What types of insurance fraud are there?
There are many different shapes and sizes of insurance fraud. Also, not everyone who commits fraud actually sees themselves as fraudsters. After all, what is so bad about a quick change in coverage before a claim is filed? Or concealing the fact that a previous insurance policy was terminated by an insurer? Nevertheless, these are all forms of insurance fraud. In this article, we will take a closer look at the different types of insurance fraud.
What is insurance fraud?
Insurance fraud occurs when an insurer is deliberately misled, whereby the aim of the fraudster is to benefit himself. According to the Dutch Association of Insurers, car, householdand liability insurance are the areas most affected by fraud.
Types of insurance fraud
As mentioned, there are different types of insurance fraud. You can commit insurance fraud before taking out an insurance policy. For example, giving incorrect information to the insurer when applying for insurance is considered fraud. It is also possible to commit insurance fraud after the insurance has been taken out. A number of examples are mentioned here:
Lying or concealing when applying for insurance
Fraud is common when applying for insurance. To increase the chances of acceptance, a person may enter incorrect information. These underwriting questions are always asked by the insurer before an application. Acceptance questions include:
- Have you ever been disqualified from driving?
- Have any of your insurance policies been cancelled or refused by another insurer in the past?
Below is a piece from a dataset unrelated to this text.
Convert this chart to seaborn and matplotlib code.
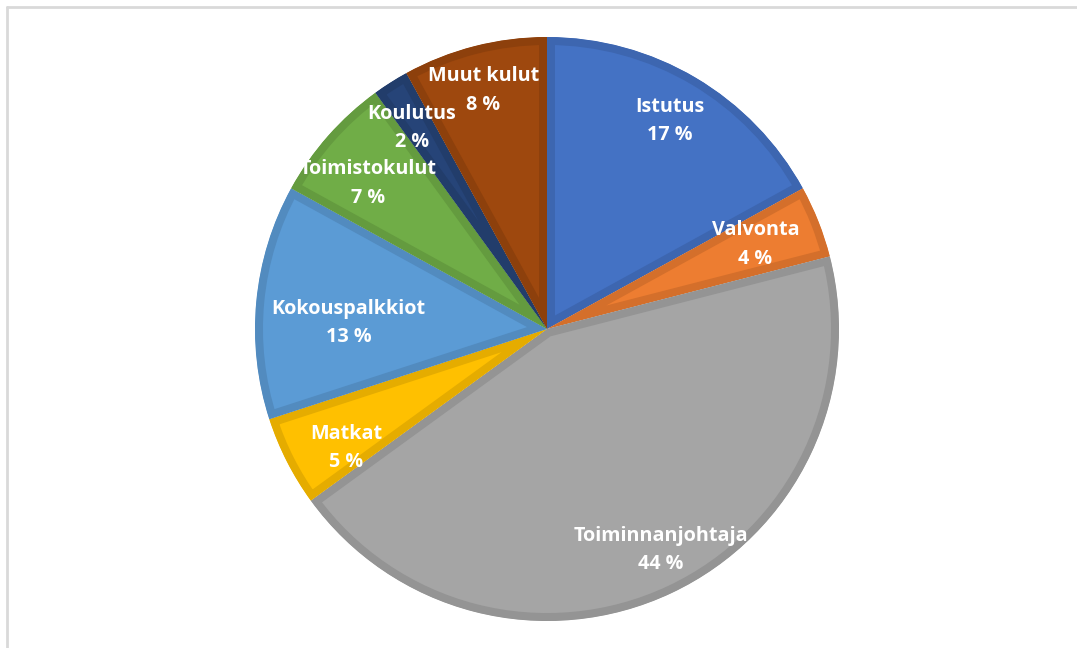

- Have you come into contact with the police or justice system as a suspect in the past eight years?
If one of these underwriting questions is correct for your situation, you must always answer 'Yes'. If you do not answer truthfully and you lie, this is insurance fraud.
Intentionally causing damage
It is also often the case that someone deliberately causes damage in order to receive payment, for example by faking a collision or burglary or by deliberately driving into something. It is then up to the insurer to establish that there has been fraud. They often do this by setting up an investigation, whereby an expert examines the case. People often forget a few things when committing fraud, such as smashing a window. This happens during a burglary from the outside, but is often done from the inside. In this way, fraud can be quickly established.
Claiming more damage than was actually suffered
The most common form of insurance fraud is claiming for extra things that should not have been claimed at all. Examples of this are an extra phone after a burglary, while this has not been stolen or a few old dents in the car after an accident, which have been there for a long time. The actual damage is extended and exaggerated, hoping for a higher compensation from the insurer.
Pretending to suffer damage or distorting the facts
Insurers often see people pretending there is damage when there is not. For example, a laptop that is reported stolen, while they themselves have lost it. Also, stories are changed from rejected claims, so that it falls within the coverage. The facts are changed in such a way that the insurer will have to pay out an amount.